From: Curious George on
On Mon, 06 Mar 2006 04:31:23 GMT, "don" <bubba(a)bubba.net> wrote:

>2 GB limit is a file system limit and can be overcome by using Fat32, NTFS,
>etc. however you would have to be using win98 or later (I am guessing you
>are anyway).

Sorry. No cigar
http://www.seagate.com/support/kb/disc/bioslmt.html
http://www.pcguide.com/ref/hdd/bios/size.htm
http://www.storagereview.com/guide2000/ref/hdd/bios/sizeMB1970.html
http://www.computeruser.com/articles/daily/8,8,1,0604,01.html

<quote>
Note: Do not confuse this capacity barrier with the other capacity
barrier which is exactly 2 binary gigabytes. That one is a file system
issue and is unrelated to the BIOS matter we are discussing here.
</quote>
From: kony on
On Mon, 06 Mar 2006 17:32:04 GMT, Curious George
<cg(a)email.net> wrote:

>On Mon, 06 Mar 2006 04:31:23 GMT, "don" <bubba(a)bubba.net> wrote:
>
>>2 GB limit is a file system limit and can be overcome by using Fat32, NTFS,
>>etc. however you would have to be using win98 or later (I am guessing you
>>are anyway).
>
>Sorry.
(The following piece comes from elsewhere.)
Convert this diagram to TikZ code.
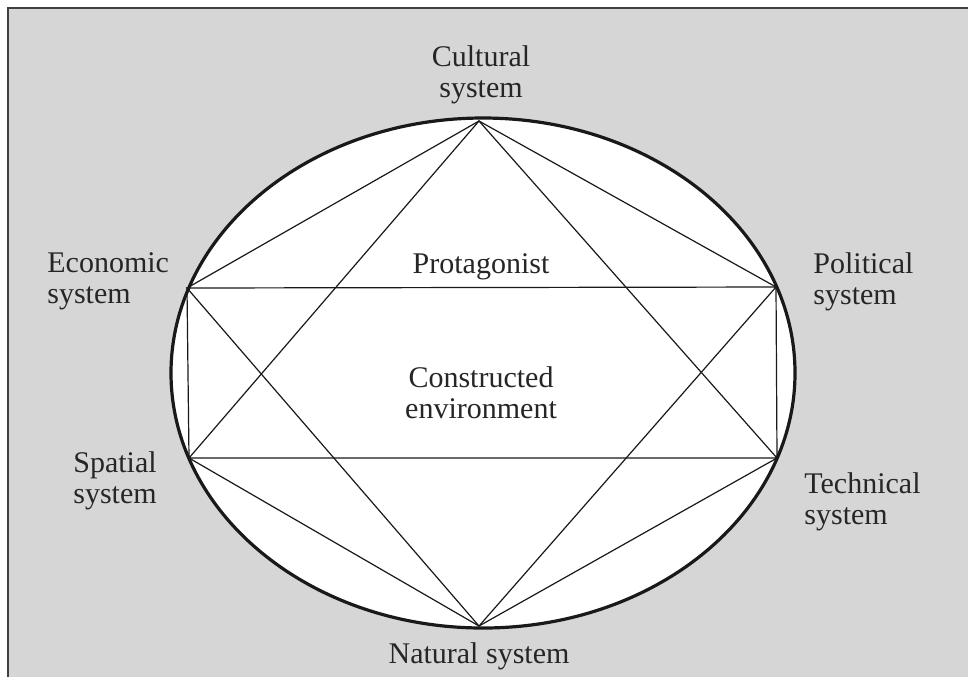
\documentclass[tikz,border=0pt]{standalone}
\usepackage{fontspec}
\setmainfont{Liberation Serif}

\begin{document}
\begin{tikzpicture}[x=0.5pt, y=-0.5pt,
    txt/.style={font=\fontsize{15}{15.5}\selectfont, text=black!85, inner sep=0pt},
    link/.style={draw=black!90, line width=0.6pt}]
   \useasboundingbox (0,0) rectangle (968,677);
   \fill[black!16] (8,8) rectangle (968,677);
   \draw[black!75, line width=1pt] (8,677) -- (8,8) -- (968,8);
   \draw[fill=white, draw=black!90, line width=1.6pt] (483,373) ellipse [x radius=312, y radius=255];
   \coordinate (cult) at (479,121);
   \coordinate (natur) at (479,626);
   \coordinate (econ) at (187,288);
   \coordinate (polit) at (776,287);
   \coordinate (spat) at (189,458);
   \coordinate (techn) at (777,458);
   \draw[link] (econ) -- (cult) -- (polit) -- (techn) -- (natur) -- (spat) -- cycle;
   \draw[link] (cult) -- (spat) -- (techn) -- cycle;
   \draw[link] (econ) -- (polit) -- (natur) -- cycle;
   \node[txt, align=center] (cultural) at (481,75) {Cultural\\system};
   \node[txt, align=left, anchor=west] (economic) at (47,281) {Economic\\system};
   \node[txt, align=left, anchor=west] (political) at (813,282) {Political\\system};
   \node[txt, align=left, anchor=west] (spatial) at (73,481) {Spatial\\system};
   \node[txt, align=left, anchor=west] (technical) at (804,502) {Technical\\system};
   \node[txt] (natural) at (479,656) {Natural system};
   \node[txt] (protag) at (481,267) {Protagonist};
   \node[txt, align=center] (constr) at (481,393) {Constructed\\environment};
\end{tikzpicture}
\end{document}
No cigar
>http://www.seagate.com/support/kb/disc/bioslmt.html
>http://www.pcguide.com/ref/hdd/bios/size.htm
>http://www.storagereview.com/guide2000/ref/hdd/bios/sizeMB1970.html
>http://www.computeruser.com/articles/daily/8,8,1,0604,01.html
>
><quote>
>Note: Do not confuse this capacity barrier with the other capacity
>barrier which is exactly 2 binary gigabytes. That one is a file system
>issue and is unrelated to the BIOS matter we are discussing here.
></quote>


It's a bit premature to speculate on these things, if there
are bios updates still available the limit might be much
higher. It might be good for the OP to research this.